Everything is spiking, setting off “inflationary concerns.”

Wolf Richter wolfstreet.com, www.amazon.com/author/wolfrichter

When consumer products companies, retailers, oil-and-gas drillers, manufacturers, and other companies complain that shipping goods within the US is confronting them with soaring costs, capacity constraints, and delays, they’re not making this up. Trucking companies and railroads – an infamously cyclical industry that suffered through the “transportation recession” from 2015 through much of 2016 – are jacking up their prices with gusto.

The total amount that shippers spent on freight by truck, rail, barge, and air is skyrocketing, according to the Cass Freight Expenditure Index, which tracks the amounts spent by shippers on all modes of transportation. This spending is a function of price and volume. In May, soaring prices and shipping volume pushed spending up by 17.3% compared to a year ago, the 8th double-digit year-over-year increase in a row:

“May’s 17.3% increase clearly signals that capacity is tight, demand is strong, and shippers are willing to pay up for services to get goods delivered in all major modes throughout the transportation industry,” the Cass report said.

And the rising price of fuel and the related fuel surcharges added to the amounts spent: the price of diesel was up 27% at the end of May from a year ago.

The Cass Truckload Linehaul Index, which tracks per-mile full-truckload pricing but does not include fuel or fuel surcharges and is not impacted by rising diesel prices, jumped 9.0% in May compared to a year ago, the largest year-over-year increase in the data going back to 2005. And “the strength is continuing to accelerate,” Cass said in its Linehaul report:

And prices for “intermodal” freight are soaring.

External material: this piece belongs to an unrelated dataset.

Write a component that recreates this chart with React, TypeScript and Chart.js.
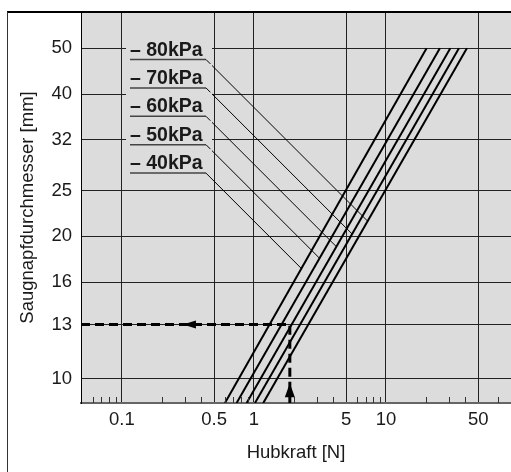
import React, { useEffect, useRef } from "react";
import { Chart, registerables } from "chart.js";

Chart.register(...registerables);

// ---- data ----
const pressureLabels = ["– 40kPa", "– 50kPa", "– 60kPa", "– 70kPa", "– 80kPa"];
const diameterBottom = 8.87; // [mm] lower end of the plotted lines (bottom of the plot)
const diameterTop = 50; // [mm] upper end of the lines
const forceAtBottom = [0.603, 0.739, 0.88, 1.018, 1.176]; // [N]
const forceAtTop = [20.3, 25.6, 30.7, 35.7, 41.0]; // [N]

const xMajorTicks = [0.1, 0.5, 1, 5, 10, 50];
const xTickLabels = ["0.1", "0.5", "1", "5", "10", "50"];
const xMinorTicks = [0.06, 0.07, 0.08, 0.09, 0.2, 0.3, 0.4, 0.6, 0.7, 0.8, 0.9, 2, 3, 4, 6, 7, 8, 9, 20, 30, 40, 70];
const yTicks = [10, 13, 16, 20, 25, 32, 40, 50];
const yTickLabels = ["10", "13", "16", "20", "25", "32", "40", "50"];
const xMin = 0.049;
const xMax = 88.5;
const yMin = 8.87;
const yMax = 59.7;

const exampleDiameter = 13;
const exampleForce = 1.87;
const exampleLeftArrowForce = 0.29;
const exampleUpArrowDiameter = 9.77;

const xTitle = "Hubkraft [N]";
const yTitle = "Saugnapfdurchmesser [mm]";

// ---- styling ----
const FONT = '"Liberation Sans", Arial, sans-serif';
const INK = "#1a1a1a";
const PLOT_BG = "#dcdcdc";

const decor = {
  id: "decor",
  beforeDraw(chart: any) {
    const { ctx, chartArea: a, width, height } = chart;
    ctx.save();
    ctx.fillStyle = "#ffffff";
    ctx.fillRect(0, 0, width, height);
    ctx.fillStyle = PLOT_BG;
    ctx.fillRect(a.left, a.top, a.right - a.left, a.bottom - a.top);
    ctx.restore();
  },
  afterDatasetsDraw(chart: any) {
    const { ctx, chartArea: a, scales } = chart;
    const xs = scales.x;
    const ys = scales.y;
    ctx.save();

    // minor ticks along the bottom, pointing up into the plot
    ctx.strokeStyle = "#333";
    ctx.lineWidth = 1;
    for (const v of xMinorTicks) {
      const px = Math.round(xs.getPixelForValue(v)) + 0.5;
      ctx.beginPath();
      ctx.moveTo(px, a.bottom);
      ctx.lineTo(px, a.bottom - 6);
      ctx.stroke();
    }

    // arrowheads of the reading example
    ctx.fillStyle = "#000";
    const ay = ys.getPixelForValue(exampleDiameter);
    const ax = xs.getPixelForValue(exampleLeftArrowForce);
    ctx.beginPath();
    ctx.moveTo(ax, ay);
    ctx.lineTo(ax + 13, ay - 4);
    ctx.lineTo(ax + 13, ay + 4);
    ctx.closePath();
    ctx.fill();
    const ux = xs.getPixelForValue(exampleForce);
    const uy = ys.getPixelForValue(exampleUpArrowDiameter);
    ctx.beginPath();
    ctx.moveTo(ux, uy);
    ctx.lineTo(ux - 5, uy + 14);
    ctx.lineTo(ux + 5, uy + 14);
    ctx.closePath();
    ctx.fill();

    // pressure labels with leader lines
    const order = [4, 3, 2, 1, 0];
    order.forEach((idx, k) => {
      const uyy = 59.5 + 28.4 * k;
      ctx.fillStyle = PLOT_BG;
      ctx.fillRect(126, uyy - 24, 86, 25);
      ctx.fillStyle = INK;
      ctx.font = `bold 19.5px ${FONT}`;
      ctx.textAlign = "left";
      ctx.textBaseline = "alphabetic";
      ctx.fillText(pressureLabels[idx], 130, uyy - 4);
      ctx.strokeStyle = "#444";
      ctx.lineWidth = 1.5;
      ctx.beginPath();
      ctx.moveTo(130, uyy);
      ctx.lineTo(206, uyy);
      ctx.stroke();
      const x0 = xs.getPixelForValue(forceAtBottom[idx]);
      const y0 = ys.getPixelForValue(diameterBottom);
      const x1 = xs.getPixelForValue(forceAtTop[idx]);
      const y1 = ys.getPixelForValue(diameterTop);
      const m = (x1 - x0) / (y1 - y0);
      const t = (x0 + (uyy - y0) * m - 206) / (1 - m);
      ctx.strokeStyle = "#000";
      ctx.lineWidth = 1;
      ctx.beginPath();
      ctx.moveTo(206, uyy);
      ctx.lineTo(206 + t, uyy + t);
      ctx.stroke();
    });

    // outer frame
    ctx.strokeStyle = "#000";
    ctx.lineWidth = 2;
    ctx.beginPath();
    ctx.moveTo(7, 12);
    ctx.lineTo(chart.width, 12);
    ctx.stroke();
    ctx.strokeStyle = "#333";
    ctx.lineWidth = 1;
    ctx.beginPath();
    ctx.moveTo(7.5, 12);
    ctx.lineTo(7.5, chart.height);
    ctx.stroke();
    ctx.restore();
  },
};

export default function App() {
  const ref = useRef<HTMLCanvasElement | null>(null);

  useEffect(() => {
    if (!ref.current) return;
    const lineSets = pressureLabels.map((label, i) => ({
      label,
      data: [
        { x: forceAtBottom[i], y: diameterBottom },
        { x: forceAtTop[i], y: diameterTop },
      ],
      borderColor: "#000",
      borderWidth: 2,
      pointRadius: 0,
      clip: 0,
    }));
    const example = {
      label: "example",
      data: [
        { x: xMin, y: exampleDiameter },
        { x: exampleForce, y: exampleDiameter },
        { x: exampleForce, y: yMin },
      ],
      borderColor: "#000",
      borderWidth: 3,
      borderDash: [9, 5],
      pointRadius: 0,
      clip: 0,
    };

    const chart = new Chart(ref.current, {
      type: "line",
      data: { datasets: [...lineSets, example] as any },
      plugins: [decor as any],
      options: {
        responsive: false,
        maintainAspectRatio: false,
        animation: false,
        layout: { padding: { left: 0, right: 0, top: 12, bottom: 0 } },
        plugins: { legend: { display: false }, tooltip: { enabled: false } },
        scales: {
          x: {
            type: "logarithmic",
            min: xMin,
            max: xMax,
            afterBuildTicks: (s: any) => {
              s.ticks = xMajorTicks.map((v) => ({ value: v }));
            },
            afterFit: (s: any) => {
              s.height = 69;
              s.paddingLeft = 0;
              s.paddingRight = 0;
            },
            grid: { color: "#222", lineWidth: 1, drawTicks: false },
            border: { display: true, color: "#666", width: 2 },
            ticks: {
              autoSkip: false,
              maxRotation: 0,
              padding: 6,
              color: INK,
              font: { family: FONT, size: 18.5 },
              callback: (_v: any, i: number) => xTickLabels[i],
            },
            title: {
              display: true,
              text: xTitle,
              color: INK,
              font: { family: FONT, size: 18.5 },
              padding: { top: 0, bottom: 8 },
            },
          },
          y: {
            type: "logarithmic",
            min: yMin,
            max: yMax,
            afterBuildTicks: (s: any) => {
              s.ticks = yTicks.map((v) => ({ value: v }));
            },
            afterFit: (s: any) => {
              s.width = 81;
              s.paddingTop = 0;
              s.paddingBottom = 0;
            },
            grid: { color: "#222", lineWidth: 1, drawTicks: false },
            border: { display: true, color: "#000", width: 1 },
            ticks: {
              autoSkip: false,
              padding: 9,
              color: INK,
              font: { family: FONT, size: 18.5 },
              callback: (_v: any, i: number) => yTickLabels[i],
            },
            title: {
              display: true,
              text: yTitle,
              color: INK,
              font: { family: FONT, size: 18.5 },
              padding: { top: 17, bottom: 0 },
            },
          },
        },
      } as any,
    });
    return () => chart.destroy();
  }, []);

  return (
    <div style={{ position: "absolute", left: 0, top: 0, width: 511, height: 472 }}>
      <canvas ref={ref} width={511} height={472} style={{ display: "block", width: 511, height: 472 }} />
    </div>
  );
}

This is freight that involves a combination of several modes of transportation: in the continental US, mostly truck and rail, such as a container that is hauled by truck to an intermodal facility, loaded on a train, taken to the destination city where it’s transferred to a truck for final delivery. It can also be a semi-truck trailer whose trajectory includes piggybacking on special rail cars.

The Cass Intermodal Price Index, which includes fuel prices, jumped 9.1% in May compared to a year ago, the 20th month in a row of year-over-year increases, and the sharpest year-over-year increase since August 2011 coming out of the Great Recession.

“Tight truckload capacity and higher diesel prices are creating incremental demand and pricing power for domestic intermodal,” the Cass Intermodal report said. This is what the May spike looks like:

Demand has been very strong across all modes of transportation. Freight shipment volume (not pricing) by truck, rail, air, and barge, according to the Cass Freight Index, spiked 11.9% in May compared to a year ago, which had already been strong. This pushed the index, which is not seasonally adjusted, to its highest level for any May since 2006:

The report explained the resulting “inflationary concerns”:

These indices are displaying accelerating strength on top of increasingly difficult comparisons. Demand is exceeding capacity in most modes of transportation by a significant amount. In turn, pricing power has erupted in those modes to levels that continue to spark overall inflationary concerns in the broader economy.

Some of the blame for tight capacity in the trucking sector earlier this year has been directed at the newly required Electronic Logging Devices (ELDs) that record actual drive times by truckers and thus help enforce the legal hourly limits truckers can drive. This hurt capacity and utilization of truckers early on. But Cass points out that “many of the truckers most adversely affected are now beginning to recover some of the loss in utilization through gains in efficiency.”

So the consumer economy is clicking along, and e-commerce is rocketing higher, with all the transportation challenges this causes. Industrial demand on transportation is strong as well.

For this, the weekly DAT Flatbed Barometer is a good indicator, as flatbed trailers are used to haul big pieces of equipment for construction, manufacturing, oil and gas drilling, and the like. Flatbed spot rates have exceeded contract rates since September 2017, according to Cass, citing DAT data. In May, spot prices shot up 26.6% from a year ago, and contract prices rose 10.9%. This excludes fuel surcharge, which skyrocketed 53.8% in May, year-over-year (click to enlarge):

The chart above of the DAT’s Flatbed Weekly Barometer shows an astonishing spike in demand for flatbed trailers. Obviously, what skyrocketed exponentially in this manner is practically begging for the transportation sector’s infamous cyclicality to come around and knock it down again.